Forging the Union Executive: Ensuring a Representative Cabinet

July 15, 2019 | Vineeth Krishna

On 30 May 2019, two weeks after the 2019 election results, 58 members of parliament took an oath as Union Ministers. Article 75,  Constitution of India, 1950 gives the President the power to appoint ministers on the advice of the Prime Minister.

 

On 30 December 1948, the Constituent Assembly took up Draft Article 62 (Article 75, Constitution of India, 1950) for debate. Draft Article 62 was highly influenced by the Government of India Act 1935. In this scheme, the leader of the party that commanded a majority was invited to form the government and would then choose his/her cabinet (the term back then referred to ‘all ministers’, different from how it is used today) colleagues.

 

Mahboob Ali Baig rejected this approach. He moved an amendment proposing that the prime minister and his ministers be selected by members of parliament ‘in accordance with the system of proportional representation by means of a single transferable vote’.

 

Baig wanted to secure the representation of all sections of parliament in the cabinet particularly the minorities; He wanted to de-link the composition of the cabinet with the number of seats a party enjoyed in parliament.

 

Some Assembly members responded to Baig’s proposal aggressively.

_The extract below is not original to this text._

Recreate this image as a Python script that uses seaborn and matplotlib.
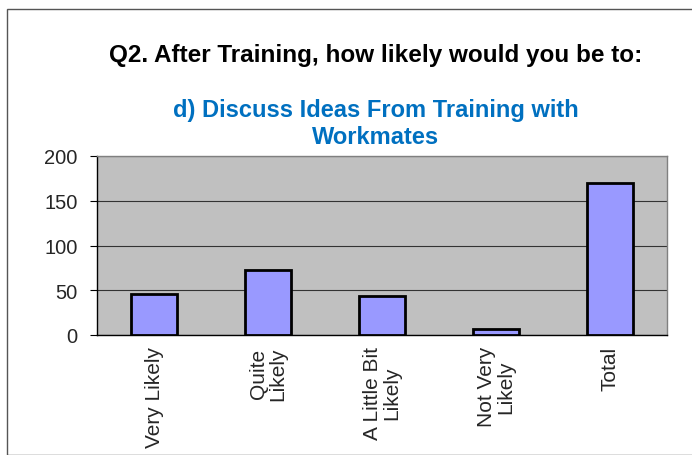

Baig was Muslim, and members viewed his proposal as being motivated by sectional (Muslim) interests that they felt had played a key role in partition. However, not all members engaged with Baig’s proposal in this manner.

 

Mahavir Tyagi argued that Baig’s proposal would lead to chaos: if cabinet members were elected by some proportional method, it would end up having a mix of individuals from different parties and ‘no Cabinet can live even for a day if all members of the Cabinet are not of one mind’.

 

B.R. Ambedkar responded last in the debate. Unlike other members who viewed the articulation of minority interests with scorn, Ambedkar sympathised with Baig’s aim to secure representation of minorities: If the cabinet ‘is controlled by a certain group, there is no doubt about it that the administration will function in the interests of the group represented by that particular body of people in control of administration…’.

 

He argued that minority representation in the cabinet could be secured in another way: a Schedule of the Constitution was going to contain ‘Instruments of Instructions’ to the President of India  – similar to the one found in the Government of India Act –  that would direct the President to include members of minority communities in the cabinet.  For Ambedkar, this was better than

 

‘…foisting upon the Prime Minister a colleague simply because he happens to be the member of a particular minority community, but who does not agree with the fundamentals of the policy which the Prime Minister and his party have committed themselves to.’

 

The Assembly seemed convinced: Baig’s amendment was rejected. The Historical Constitution and the Constituent Assembly debates reveal that the constitutional choice regarding the executive was not straightforward – it was preceded by rigorous debate and conflict over alternative systems. While India settled on Article 75, the problems of representativeness of the executive remain in 2019.